Just-In-Time Privilege Elevation for kubectl solves the most common security gap in Kubernetes operations: overexposed admin rights. Permanent access to powerful commands invites risk. One misused credential, and the blast radius extends across pods, nodes, and workloads. The safer path is granting elevated permissions only when necessary, and revoking them immediately after use.
Traditional role-based access control (RBAC) in Kubernetes is static. You give a user cluster-admin, and it stays until you remove it. That model fails when teams scale and when threats shift fast. Just-In-Time privilege elevation changes the pattern. Instead of persistent access, engineers request specific kubectl privileges for a set duration. Rights expire on schedule—or sooner.

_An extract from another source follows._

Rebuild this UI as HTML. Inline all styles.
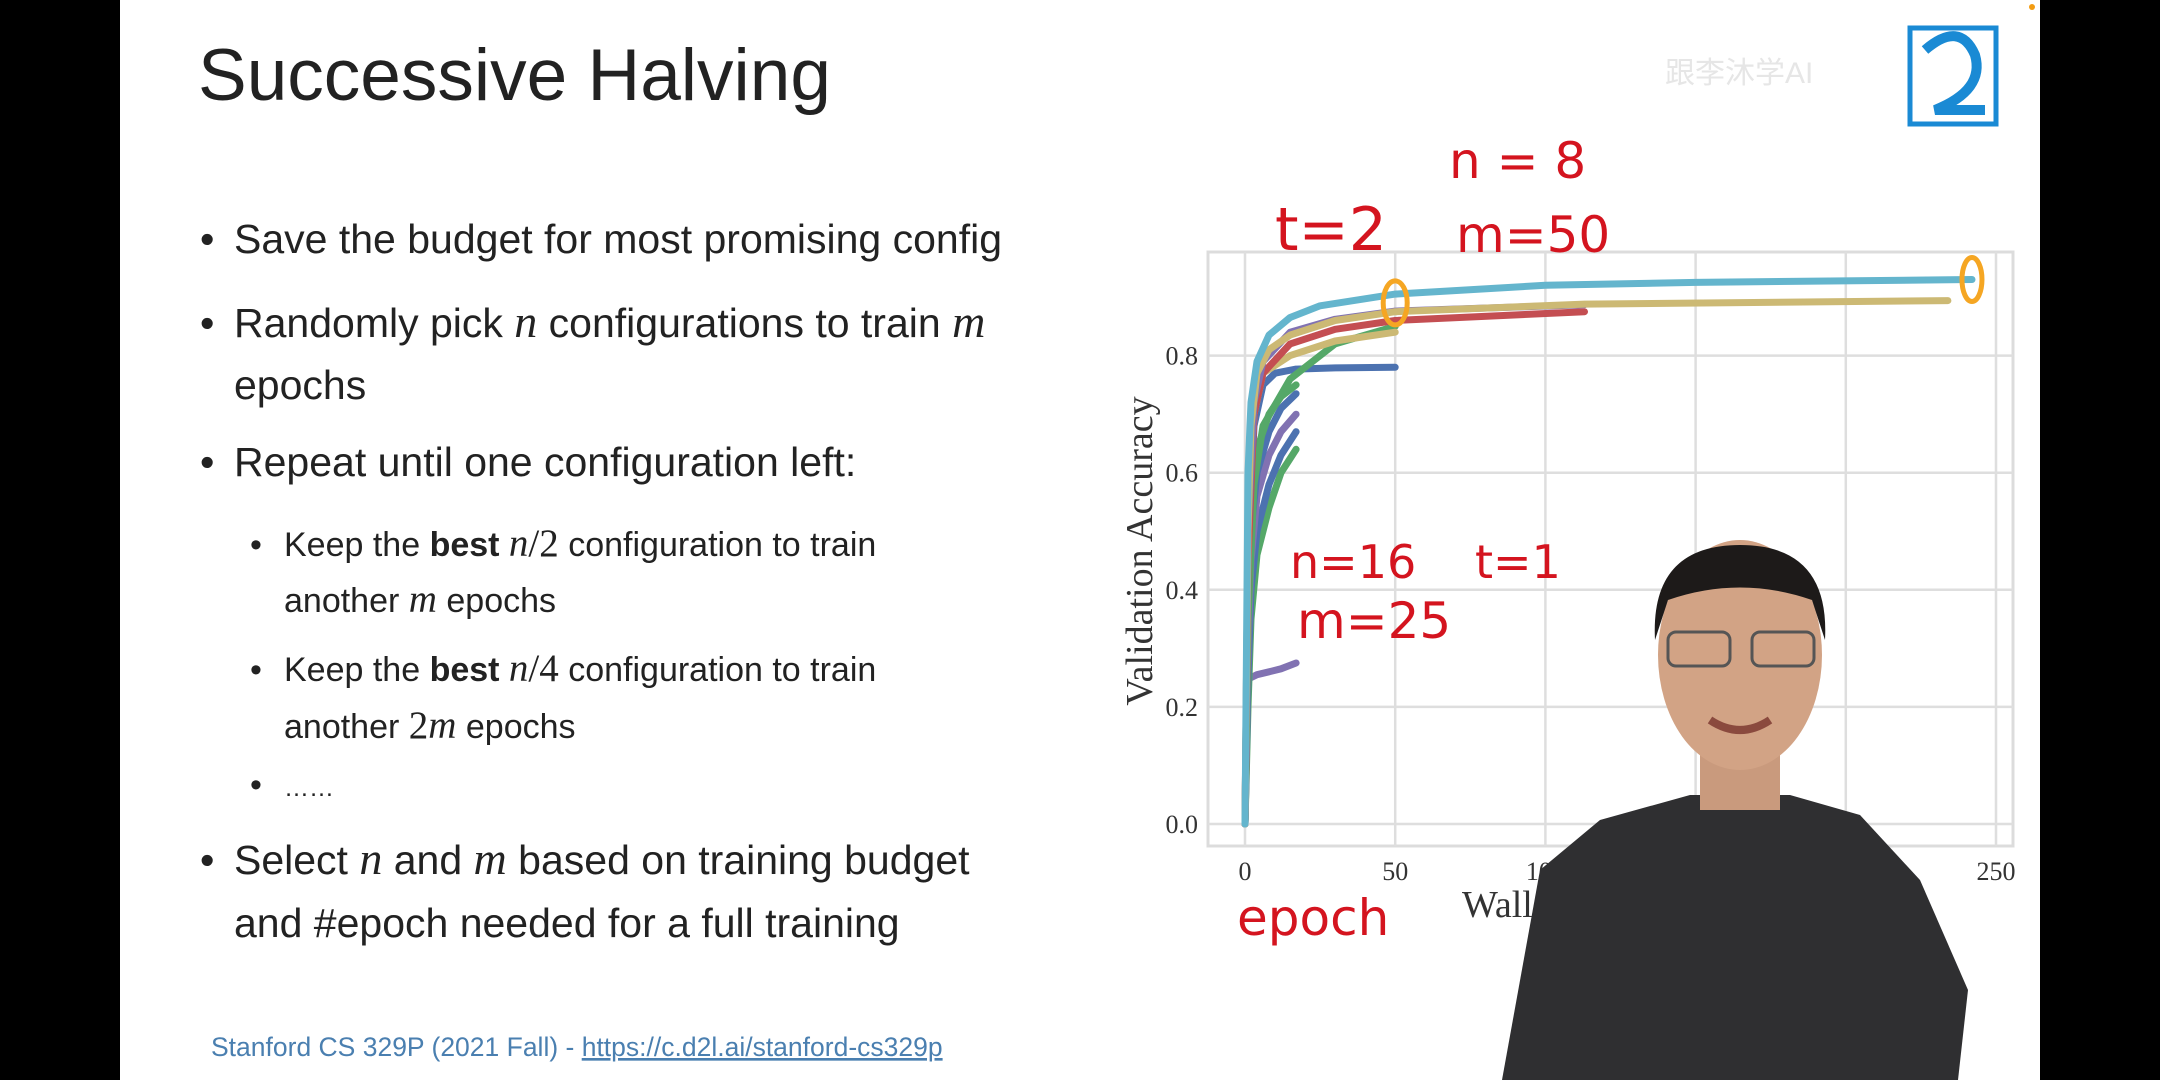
<!DOCTYPE html>
<html><head><meta charset="utf-8"><style>
html,body{margin:0;padding:0;background:#000;width:2160px;height:1080px;overflow:hidden}
svg{display:block}
.t{font-family:"Liberation Sans",sans-serif;fill:#222}
.m{font-family:"Liberation Serif",serif;font-style:italic}
.tick{font-family:"Liberation Serif","DejaVu Serif",serif;font-size:26px;fill:#333}
.hand{font-family:"DejaVu Sans","Liberation Sans",sans-serif;fill:#d4141f}
</style></head><body>
<svg id="slide" width="2160" height="1080" viewBox="0 0 2160 1080">
<rect x="0" y="0" width="2160" height="1080" fill="#000"/>
<rect x="120" y="0" width="1920" height="1080" fill="#fff"/>
<circle cx="2032" cy="7" r="3" fill="#f39c12"/>
<text class="t" x="198" y="100" font-size="73">Successive Halving</text>

<g>
<text class="t" x="200" y="253" font-size="41">•<tspan x="234">Save the budget for most promising config</tspan></text>
<text class="t" x="200" y="337" font-size="41">•<tspan x="234">Randomly pick </tspan><tspan class="m" font-size="46">n</tspan><tspan> configurations to train </tspan><tspan class="m" font-size="46">m</tspan></text>
<text class="t" x="234" y="399" font-size="41">epochs</text>
<text class="t" x="200" y="476" font-size="41">•<tspan x="234">Repeat until one configuration left:</tspan></text>
<text class="t" x="250" y="556" font-size="34">•<tspan x="284">Keep the </tspan><tspan font-weight="bold">best </tspan><tspan class="m" font-size="39">n</tspan><tspan font-family="Liberation Serif" font-size="39">/2</tspan><tspan> configuration to train</tspan></text>
<text class="t" x="284" y="612" font-size="34">another <tspan class="m" font-size="39">m</tspan> epochs</text>
<text class="t" x="250" y="681" font-size="34">•<tspan x="284">Keep the </tspan><tspan font-weight="bold">best </tspan><tspan class="m" font-size="39">n</tspan><tspan font-family="Liberation Serif" font-size="39">/4</tspan><tspan> configuration to train</tspan></text>
<text class="t" x="284" y="738" font-size="34">another <tspan font-family="Liberation Serif" font-size="39">2</tspan><tspan class="m" font-size="39">m</tspan> epochs</text>
<text class="t" x="250" y="796" font-size="34">•<tspan x="284" font-size="25">……</tspan></text>
<text class="t" x="200" y="874" font-size="41">•<tspan x="234">Select </tspan><tspan class="m" font-size="46">n</tspan><tspan> and </tspan><tspan class="m" font-size="46">m</tspan><tspan> based on training budget</tspan></text>
<text class="t" x="234" y="937" font-size="41">and #epoch needed for a full training</text>
</g>
<text x="211" y="1056" font-size="26.5" font-family="Liberation Sans,sans-serif" fill="#4a7fb0">Stanford CS 329P (2021 Fall) - <tspan text-decoration="underline">https://c.d2l.ai/stanford-cs329p</tspan></text>

<g>
<text x="1665" y="83" font-size="30" fill="#e6e6e6" font-family="Liberation Sans,Noto Sans CJK SC,sans-serif">跟李沐学AI</text>
<rect x="1910" y="28" width="86" height="96" fill="none" stroke="#1a8ad4" stroke-width="5"/>
<path d="M1925,50 Q1960,20 1975,55 Q1985,90 1935,110 L1985,110" fill="none" stroke="#1a8ad4" stroke-width="10"/>
</g>

<g id="chart"></g>

<g>
<path d="M1502,1080 L1540,870 L1600,820 L1690,795 L1790,795 L1860,815 L1920,880 L1968,990 L1958,1080 Z" fill="#2f2f31"/>
<rect x="1700" y="720" width="80" height="90" fill="#c99a7d"/>
<ellipse cx="1740" cy="655" rx="82" ry="115" fill="#d2a385"/>
<path d="M1655,640 Q1650,545 1740,545 Q1830,545 1825,640 L1812,600 Q1740,575 1668,600 Z" fill="#1d1a19"/>
<rect x="1668" y="632" width="62" height="34" rx="8" fill="none" stroke="#555" stroke-width="3"/>
<rect x="1752" y="632" width="62" height="34" rx="8" fill="none" stroke="#555" stroke-width="3"/>
<path d="M1710,720 Q1740,740 1770,720" stroke="#8a4a3e" stroke-width="8" fill="none"/>
</g>
</svg>
<script>
const xTicks = [0, 50, 100, 150, 200, 250];
const yTicks = [0.0, 0.2, 0.4, 0.6, 0.8];
const yTickLabels = ["0.0", "0.2", "0.4", "0.6", "0.8"];
const seriesColors = ["#64b5cd","#ccb974","#8172b2","#c44e52","#ccb974","#55a868","#4c72b0","#55a868","#4c72b0","#8172b2","#4c72b0","#55a868","#8172b2"];
const cyanX = [0,1,2,4,8,15,25,50,100,150,242];
const cyanY = [0,0.6,0.72,0.79,0.835,0.865,0.885,0.905,0.92,0.925,0.93];
const tanX = [0,1,2,4,8,15,30,50,113,234];
const tanY = [0,0.5,0.68,0.77,0.81,0.835,0.86,0.875,0.888,0.894];
const purpleX = [0,1,3,6,15,30,50,113];
const purpleY = [0,0.5,0.72,0.79,0.84,0.862,0.876,0.887];
const redX = [0,1,3,6,15,30,50,113];
const redY = [0,0.45,0.7,0.77,0.82,0.845,0.86,0.875];
const tan2X = [0,1,3,6,15,30,50];
const tan2Y = [0,0.5,0.7,0.77,0.80,0.825,0.84];
const greenX = [0,1,3,6,15,30,50];
const greenY = [0,0.35,0.58,0.68,0.76,0.82,0.85];
const blueX = [0,1,3,6,10,17,30,50];
const blueY = [0,0.45,0.68,0.75,0.77,0.777,0.779,0.78];
const shortX = [0,1,2,4,8,12,17];
const green2Y = [0,0.4,0.55,0.64,0.7,0.73,0.75];
const blue2Y = [0,0.35,0.5,0.6,0.67,0.71,0.735];
const purple2Y = [0,0.3,0.45,0.56,0.63,0.67,0.70];
const blue3Y = [0,0.25,0.4,0.5,0.58,0.63,0.67];
const green3Y = [0,0.2,0.35,0.46,0.54,0.6,0.64];
const purple3Y = [0,0.25,0.25,0.255,0.26,0.265,0.275];

const seriesX = [cyanX,tanX,purpleX,redX,tan2X,greenX,blueX,shortX,shortX,shortX,shortX,shortX,shortX];
const seriesY = [cyanY,tanY,purpleY,redY,tan2Y,greenY,blueY,green2Y,blue2Y,purple2Y,blue3Y,green3Y,purple3Y];

const NS = "http://www.w3.org/2000/svg";
const X = v => 1245 + v * (751 / 250);
const Y = v => 824 - v * 585.5;
const g = document.getElementById('chart');
function mk(tag, attrs){ const e=document.createElementNS(NS,tag); for(const k in attrs) e.setAttribute(k,attrs[k]); return e; }

const frame = mk('rect',{x:1208,y:252,width:805,height:594,fill:'#fff',stroke:'#dcdcdc','stroke-width':3});


g.appendChild(frame);

xTicks.forEach(t=>{
  const l = mk('line',{x1:X(t),x2:X(t),y1:252,y2:846,stroke:'#dedede','stroke-width':2.5});
  
  
  g.appendChild(l);
  const tx = mk('text',{x:X(t),y:880,'text-anchor':'middle',class:'tick'});
  
  
  tx.textContent = String(t);
  g.appendChild(tx);
});
yTicks.forEach((t,i)=>{
  const l = mk('line',{x1:1208,x2:2013,y1:Y(t),y2:Y(t),stroke:'#dedede','stroke-width':2.5});
  
  
  g.appendChild(l);
  const tx = mk('text',{x:1198,y:Y(t)+9,'text-anchor':'end',class:'tick'});
  
  
  tx.textContent = yTickLabels[i];
  g.appendChild(tx);
});
const yl = mk('text',{x:0,y:0,transform:'translate(1152,551) rotate(-90)','text-anchor':'middle','font-size':38,'font-family':'Liberation Serif,serif',fill:'#333'});


yl.textContent='Validation Accuracy';
g.appendChild(yl);
const xl = mk('text',{x:1462,y:917,'font-size':38,'font-family':'Liberation Serif,serif',fill:'#333'});


xl.textContent='Wall clock time';
g.appendChild(xl);

for(let i=seriesX.length-1;i>=0;i--){
  const pts = seriesX[i].map((x,j)=>X(x).toFixed(1)+','+Y(seriesY[i][j]).toFixed(1)).join(' ');
  const pl = mk('polyline',{points:pts,fill:'none',stroke:seriesColors[i],'stroke-width':7,'stroke-linecap':'round','stroke-linejoin':'round'});
  
  
  g.appendChild(pl);
}

const ann = [["n = 8",1449,178,50],["t=2",1275,250,60],["m=50",1456,252,50],["n=16",1290,578,46],["t=1",1475,578,46],["m=25",1297,638,50],["epoch",1237,935,50]];
ann.forEach(a=>{
  const t = mk('text',{x:a[1],y:a[2],'font-size':a[3],class:'hand'});
  
  
  t.textContent=a[0];
  g.appendChild(t);
});
const c1 = mk('ellipse',{cx:X(50),cy:Y(0.89),rx:12,ry:22,fill:'none',stroke:'#f5a623','stroke-width':5});


g.appendChild(c1);
const c2 = mk('ellipse',{cx:X(242),cy:Y(0.93),rx:10,ry:22,fill:'none',stroke:'#f5a623','stroke-width':5});


g.appendChild(c2);
</script>
</body></html>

With JIT elevation, sensitive actions like scaling nodes, modifying deployments, or editing cluster configs become tightly controlled. Integration with Kubernetes API and RBAC means you define temporary roles, bind them to a user for minutes or hours, then revoke before threat vectors open. Auditing is built-in; every privilege request is logged with user, reason, and expiry.
For kubectl, JIT elevation operates as a secure wrapper. Normal commands run with baseline permissions. Elevated commands trigger an authentication flow, often backed by SSO. Approval can be automatic for standard ops or manual for high-risk changes. Once approved, elevated context is injected—just long enough for the task.